### Written problem
From the first line of the data below through the line holding "const quarters = years.flatMap(y", output each line exactly and leave the pictures out.
※ ※ ※
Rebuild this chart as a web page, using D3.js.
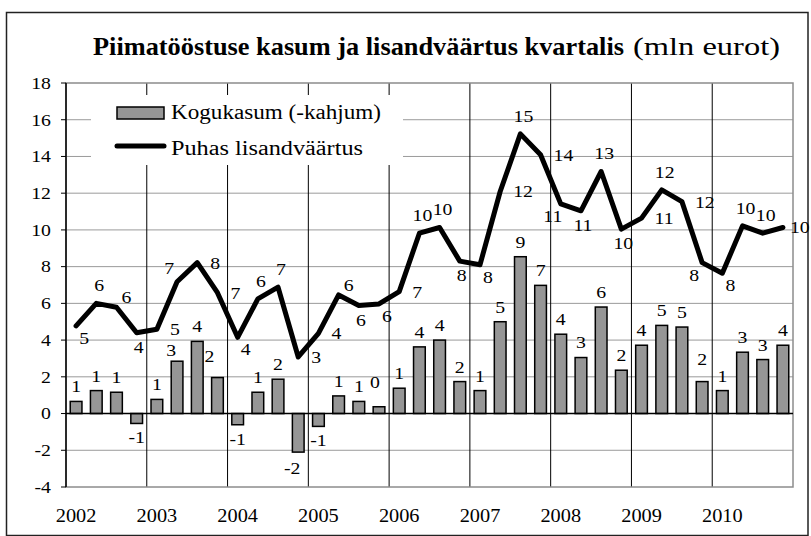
<!DOCTYPE html>
<html>
<head>
<meta charset="utf-8">
<script src="https://cdn.jsdelivr.net/npm/d3@7"></script>
</head>
<body style="margin:0">
<script>
// Piimatööstuse kasum ja lisandväärtus kvartalis (mln eurot)

const years = [2002, 2003, 2004, 2005, 2006, 2007, 2008, 2009, 2010];
const quarters = years.flatMap(y => [y + "Q1", y + "Q2", y + "Q3", y + "Q4"]);

// Kogukasum (-kahjum), bars
const profit = [
    0.66, 1.25, 1.16, -0.54,
    0.77, 2.85, 3.93, 1.96,
    -0.61, 1.16, 1.87, -2.1,
    -0.7, 0.96, 0.66, 0.37,
    1.38, 3.63, 4.0, 1.74,
    1.25, 5.0, 8.54, 6.98,
    4.32, 3.05, 5.8, 2.36,
    3.72, 4.8, 4.71, 1.74,
    1.25, 3.34, 2.94, 3.72
];

// Puhas lisandväärtus, line
const valueAdded = [
    4.77, 6.0, 5.79, 4.40,
    4.59, 7.18, 8.22, 6.58,
    4.15, 6.24, 6.88, 3.08,
    4.37, 6.46, 5.88, 5.97,
    6.64, 9.82, 10.13, 8.3,
    8.1, 12.09, 15.23, 14.09,
    11.42, 11.04, 13.18, 10.04,
    10.64, 12.18, 11.54, 8.22,
    7.64, 10.22, 9.82, 10.13
];

// where each line label sits relative to its point
const lineLabelPos = [
    "br", "a", "ar", "b",
    "r", "al", "r", "r",
    "br", "a", "a", "r",
    "r", "ar", "b", "br",
    "r", "a", "a", "b",
    "br", "r", "a", "r",
    "bl", "b", "a", "b",
    "r", "a", "r", "bl",
    "br", "a", "a", "r"
];

const yTicks = [-4, -2, 0, 2, 4, 6, 8, 10, 12, 14, 16, 18];

const width = 811, height = 536;
const plot = { left: 66, right: 793, top: 83, bottom: 487 };
const numSize = 17.5, stretch = 1.13;
const FONT = "Liberation Serif";

const svg = d3.select("body").append("svg")
    .attr("width", width)
    .attr("height", height)
    .style("display", "block");

svg.append("rect").attr("width", width).attr("height", height).attr("fill", "#fff");

// outer frame
svg.append("rect")
    .attr("x", 6.5).attr("y", 12.5)
    .attr("width", 801.5).attr("height", 523)
    .attr("fill", "none")
    .attr("stroke", "#222")
    .attr("stroke-width", 1.5);

// Title
svg.append("text")
    .attr("x", 93).attr("y", 55)
    .attr("font-family", FONT)
    .attr("font-size", 26)
    .attr("font-weight", "bold")
    .attr("textLength", 531)
    .attr("lengthAdjust", "spacingAndGlyphs")
    .text("Piimatööstuse kasum ja lisandväärtus kvartalis");

svg.append("text")
    .attr("x", 633).attr("y", 55)
    .attr("font-family", FONT)
    .attr("font-size", 26)
    .attr("textLength", 147)
    .attr("lengthAdjust", "spacingAndGlyphs")
    .text("(mln eurot)");

// Scales
const x = d3.scaleBand()
    .domain(quarters)
    .range([plot.left, plot.right])
    .paddingInner(0.42)
    .paddingOuter(0.21);

const y = d3.scaleLinear()
    .domain([-4, 18])
    .range([plot.bottom, plot.top]);

const cx = q => x(q) + x.bandwidth() / 2;
const step = x.step();

// text drawn slightly wider, like the original
function stretchedText(g, px, py, str, anchor, size) {
    return g.append("text")
        .attr("transform", `translate(${px},${py}) scale(${stretch},1)`)
        .attr("font-family", FONT)
        .attr("text-anchor", anchor || "middle")
        .attr("font-size", size || numSize)
        .text(str);
}

// horizontal gridlines
svg.append("g")
    .selectAll("line")
    .data(yTicks.filter(t => t !== 0 && t !== -4 && t !== 18))
    .join("line")
    .attr("x1", plot.left).attr("x2", plot.right)
    .attr("y1", d => y(d)).attr("y2", d => y(d))
    .attr("stroke", "#9a9a9a")
    .attr("stroke-width", 1);

// year separators
svg.append("g")
    .selectAll("line")
    .data(years.slice(1))
    .join("line")
    .attr("x1", d => x(d + "Q1") - step * 0.21)
    .attr("x2", d => x(d + "Q1") - step * 0.21)
    .attr("y1", plot.top).attr("y2", plot.bottom)
    .attr("stroke", "#000")
    .attr("stroke-width", 1);

// plot border
svg.append("rect")
    .attr("x", plot.left).attr("y", plot.top)
    .attr("width", plot.right - plot.left)
    .attr("height", plot.bottom - plot.top)
    .attr("fill", "none")
    .attr("stroke", "#8c8c8c")
    .attr("stroke-width", 1.5);

// left axis
const axisG = svg.append("g");
axisG.append("line")
    .attr("x1", plot.left).attr("x2", plot.left)
    .attr("y1", plot.top).attr("y2", plot.bottom)
    .attr("stroke", "#000").attr("stroke-width", 1.5);
axisG.selectAll(".tick")
    .data(yTicks)
    .join("line")
    .attr("x1", plot.left - 5).attr("x2", plot.left)
    .attr("y1", d => y(d)).attr("y2", d => y(d))
    .attr("stroke", "#000");
yTicks.forEach(t => stretchedText(axisG, 51, y(t) + 5.8, t, "end"));

// Bars
svg.append("g")
    .selectAll("rect")
    .data(profit)
    .join("rect")
    .attr("x", (d, i) => x(quarters[i]))
    .attr("width", x.bandwidth())
    .attr("y", d => y(Math.max(0, d)))
    .attr("height", d => Math.abs(y(d) - y(0)))
    .attr("fill", "#969696")
    .attr("stroke", "#000")
    .attr("stroke-width", 1.5);

// zero line
svg.append("line")
    .attr("x1", plot.left).attr("x2", plot.right)
    .attr("y1", y(0)).attr("y2", y(0))
    .attr("stroke", "#000")
    .attr("stroke-width", 1.5);

// Line
const line = d3.line()
    .x((d, i) => cx(quarters[i]))
    .y(d => y(d));

svg.append("path")
    .datum(valueAdded)
    .attr("d", line)
    .attr("fill", "none")
    .attr("stroke", "#000")
    .attr("stroke-width", 5)
    .attr("stroke-linejoin", "round")
    .attr("stroke-linecap", "round");

// Data labels (hyphen minus, as in the original)
const fmt = v => d3.format(".0f")(v).replace("\u2212", "-");
const mid = numSize * 0.34; // shift from visual centre to baseline
const labels = svg.append("g");

// a few bar labels were pushed aside in the original
const barNudge = { 5: [-6, 4], 7: [-8, -7], 11: [-6, 2], 15: [-4, -10], 31: [0, -8] };
profit.forEach((v, i) => {
    const n = barNudge[i] || [0, 0];
    const px = cx(quarters[i]) + n[0];
    const py = (v >= 0 ? y(v) - 15 : y(v) + 14) + n[1];
    stretchedText(labels, px, py + mid, fmt(v));
});

const offsets = {
    a: [3, -18], b: [2, 14], al: [-8, -14], ar: [10, -10],
    bl: [-8, 12], br: [8, 12]
};
valueAdded.forEach((v, i) => {
    const px = cx(quarters[i]);
    const py = y(v);
    const pos = lineLabelPos[i];
    if (pos === "r") {
        stretchedText(labels, px + (i === 35 ? 7 : 13), py + mid, fmt(v), "start");
    } else {
        const o = offsets[pos];
        stretchedText(labels, px + o[0], py + o[1] + mid, fmt(v));
    }
});

// Year labels
years.forEach(yr => stretchedText(svg, cx(yr + "Q1"), 521.5, yr, "middle", 18));

// Legend
const legend = svg.append("g");
legend.append("rect")
    .attr("x", 91).attr("y", 95)
    .attr("width", 312).attr("height", 70)
    .attr("fill", "#fff");
legend.append("rect")
    .attr("x", 117).attr("y", 107)
    .attr("width", 47).attr("height", 12)
    .attr("fill", "#969696")
    .attr("stroke", "#000")
    .attr("stroke-width", 1.5);
legend.append("line")
    .attr("x1", 117).attr("x2", 164)
    .attr("y1", 146).attr("y2", 146)
    .attr("stroke", "#000")
    .attr("stroke-width", 5)
    .attr("stroke-linecap", "round");
legend.append("text")
    .attr("x", 171).attr("y", 119)
    .attr("font-family", FONT)
    .attr("font-size", 20)
    .attr("textLength", 210)
    .attr("lengthAdjust", "spacingAndGlyphs")
    .text("Kogukasum (-kahjum)");
legend.append("text")
    .attr("x", 171).attr("y", 155)
    .attr("font-family", FONT)
    .attr("font-size", 20)
    .attr("textLength", 192)
    .attr("lengthAdjust", "spacingAndGlyphs")
    .text("Puhas lisandväärtus");
</script>
</body>
</html>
※ ※ ※
### Task response
Rebuild this chart as a web page, using D3.js.
<!DOCTYPE html>
<html>
<head>
<meta charset="utf-8">
<script src="https://cdn.jsdelivr.net/npm/d3@7"></script>
</head>
<body style="margin:0">
<script>
// Piimatööstuse kasum ja lisandväärtus kvartalis (mln eurot)

const years = [2002, 2003, 2004, 2005, 2006, 2007, 2008, 2009, 2010];
const quarters = years.flatMap(y => [y + "Q1", y + "Q2", y + "Q3", y + "Q4"]);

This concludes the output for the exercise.